What you should do
Gather every line below where "document" appears.

Material for this task
================================

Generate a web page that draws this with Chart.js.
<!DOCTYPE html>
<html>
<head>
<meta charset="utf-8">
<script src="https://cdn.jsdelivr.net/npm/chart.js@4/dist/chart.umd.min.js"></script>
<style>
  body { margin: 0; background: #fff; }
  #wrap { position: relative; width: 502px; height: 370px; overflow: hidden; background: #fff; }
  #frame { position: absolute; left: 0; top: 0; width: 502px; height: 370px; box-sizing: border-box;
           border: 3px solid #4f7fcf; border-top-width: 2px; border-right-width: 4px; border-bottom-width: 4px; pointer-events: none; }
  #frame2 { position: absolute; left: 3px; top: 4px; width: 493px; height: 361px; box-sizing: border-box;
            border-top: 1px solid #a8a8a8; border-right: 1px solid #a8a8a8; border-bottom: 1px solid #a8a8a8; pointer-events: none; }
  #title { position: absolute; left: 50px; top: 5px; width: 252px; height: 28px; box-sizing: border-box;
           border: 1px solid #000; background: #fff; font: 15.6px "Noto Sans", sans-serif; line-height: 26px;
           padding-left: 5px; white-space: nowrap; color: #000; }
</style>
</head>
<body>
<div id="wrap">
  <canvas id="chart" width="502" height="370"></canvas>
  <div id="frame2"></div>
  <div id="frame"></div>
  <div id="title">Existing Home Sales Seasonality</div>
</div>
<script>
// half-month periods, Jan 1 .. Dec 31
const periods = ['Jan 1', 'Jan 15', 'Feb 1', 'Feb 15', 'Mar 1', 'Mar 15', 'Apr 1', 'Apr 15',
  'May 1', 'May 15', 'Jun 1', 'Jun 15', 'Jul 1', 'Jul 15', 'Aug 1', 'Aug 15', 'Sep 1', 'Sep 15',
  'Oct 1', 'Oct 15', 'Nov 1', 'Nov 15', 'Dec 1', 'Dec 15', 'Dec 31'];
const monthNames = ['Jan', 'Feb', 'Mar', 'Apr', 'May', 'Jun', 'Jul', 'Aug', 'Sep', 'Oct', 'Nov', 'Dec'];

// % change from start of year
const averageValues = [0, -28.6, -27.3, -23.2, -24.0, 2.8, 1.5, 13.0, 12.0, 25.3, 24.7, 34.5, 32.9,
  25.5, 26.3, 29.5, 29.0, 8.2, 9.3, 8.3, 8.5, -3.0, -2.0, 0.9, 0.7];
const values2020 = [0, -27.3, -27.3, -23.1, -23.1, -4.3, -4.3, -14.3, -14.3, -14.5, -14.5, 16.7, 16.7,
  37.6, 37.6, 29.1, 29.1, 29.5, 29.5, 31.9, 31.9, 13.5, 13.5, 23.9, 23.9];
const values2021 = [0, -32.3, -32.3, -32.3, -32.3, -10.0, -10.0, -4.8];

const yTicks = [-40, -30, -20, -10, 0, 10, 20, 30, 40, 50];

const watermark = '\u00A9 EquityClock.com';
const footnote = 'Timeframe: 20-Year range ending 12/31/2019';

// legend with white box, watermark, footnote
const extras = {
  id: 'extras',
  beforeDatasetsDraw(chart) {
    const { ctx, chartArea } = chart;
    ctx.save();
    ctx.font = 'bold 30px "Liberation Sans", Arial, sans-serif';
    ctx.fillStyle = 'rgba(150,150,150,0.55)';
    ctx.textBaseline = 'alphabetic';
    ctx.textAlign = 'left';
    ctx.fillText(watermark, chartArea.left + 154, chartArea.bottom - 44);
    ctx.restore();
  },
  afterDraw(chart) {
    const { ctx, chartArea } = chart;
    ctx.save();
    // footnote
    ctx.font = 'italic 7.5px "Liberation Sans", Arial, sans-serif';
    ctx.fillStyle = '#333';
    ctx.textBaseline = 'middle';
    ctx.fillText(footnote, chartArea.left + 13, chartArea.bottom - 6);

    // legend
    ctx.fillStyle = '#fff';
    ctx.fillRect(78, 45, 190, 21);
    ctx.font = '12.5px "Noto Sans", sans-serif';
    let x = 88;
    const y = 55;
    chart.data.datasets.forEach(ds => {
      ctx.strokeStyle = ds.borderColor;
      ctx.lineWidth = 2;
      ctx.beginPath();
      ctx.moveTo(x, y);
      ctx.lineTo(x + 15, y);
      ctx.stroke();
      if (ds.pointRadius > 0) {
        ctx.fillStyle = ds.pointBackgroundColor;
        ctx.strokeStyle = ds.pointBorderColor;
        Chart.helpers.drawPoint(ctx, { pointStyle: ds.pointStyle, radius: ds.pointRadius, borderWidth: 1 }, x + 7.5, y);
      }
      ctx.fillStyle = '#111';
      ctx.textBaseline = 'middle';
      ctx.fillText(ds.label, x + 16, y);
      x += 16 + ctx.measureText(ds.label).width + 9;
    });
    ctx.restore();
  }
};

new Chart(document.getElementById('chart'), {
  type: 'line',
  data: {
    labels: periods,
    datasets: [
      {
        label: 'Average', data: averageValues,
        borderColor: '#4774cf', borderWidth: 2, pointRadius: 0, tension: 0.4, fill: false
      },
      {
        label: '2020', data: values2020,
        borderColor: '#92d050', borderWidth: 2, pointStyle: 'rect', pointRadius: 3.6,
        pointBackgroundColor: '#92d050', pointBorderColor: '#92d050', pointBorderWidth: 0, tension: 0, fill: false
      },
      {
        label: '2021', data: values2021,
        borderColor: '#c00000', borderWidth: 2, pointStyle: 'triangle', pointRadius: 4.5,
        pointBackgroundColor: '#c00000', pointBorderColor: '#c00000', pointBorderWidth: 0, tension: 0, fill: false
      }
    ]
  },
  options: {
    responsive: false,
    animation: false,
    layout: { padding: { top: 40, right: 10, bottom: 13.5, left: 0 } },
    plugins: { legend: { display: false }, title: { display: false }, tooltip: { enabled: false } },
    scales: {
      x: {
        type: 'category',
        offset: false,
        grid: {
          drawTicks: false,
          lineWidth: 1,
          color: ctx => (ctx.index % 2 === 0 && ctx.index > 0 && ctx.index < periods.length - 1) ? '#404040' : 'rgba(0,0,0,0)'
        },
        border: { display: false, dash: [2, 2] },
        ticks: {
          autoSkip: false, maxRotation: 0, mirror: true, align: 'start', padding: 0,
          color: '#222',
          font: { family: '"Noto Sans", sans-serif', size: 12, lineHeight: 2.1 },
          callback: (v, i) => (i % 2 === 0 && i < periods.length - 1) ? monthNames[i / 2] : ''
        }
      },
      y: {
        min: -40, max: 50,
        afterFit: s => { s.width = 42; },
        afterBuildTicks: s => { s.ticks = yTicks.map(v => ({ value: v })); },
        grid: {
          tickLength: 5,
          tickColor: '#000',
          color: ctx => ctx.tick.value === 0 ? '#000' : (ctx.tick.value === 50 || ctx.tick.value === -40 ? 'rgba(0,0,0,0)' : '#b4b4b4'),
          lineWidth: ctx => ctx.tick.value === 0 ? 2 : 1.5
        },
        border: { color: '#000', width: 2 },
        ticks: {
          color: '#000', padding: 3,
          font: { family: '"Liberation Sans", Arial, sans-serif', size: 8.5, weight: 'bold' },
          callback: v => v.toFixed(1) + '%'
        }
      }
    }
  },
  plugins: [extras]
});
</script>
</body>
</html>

================================

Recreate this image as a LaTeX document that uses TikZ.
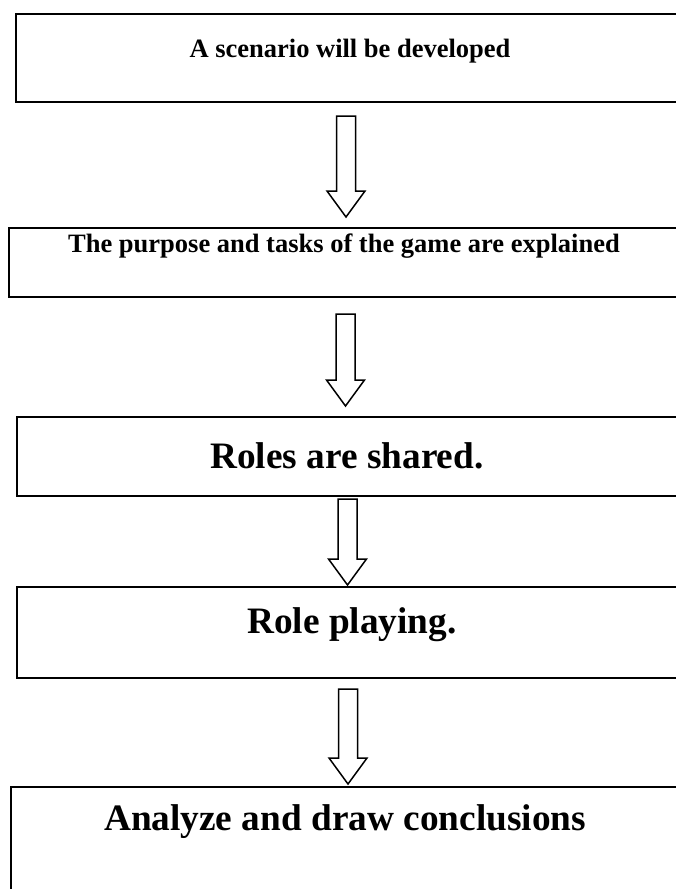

================================

Written solution
new Chart(document.getElementById('chart'), {
Recreate this image as a LaTeX document that uses TikZ.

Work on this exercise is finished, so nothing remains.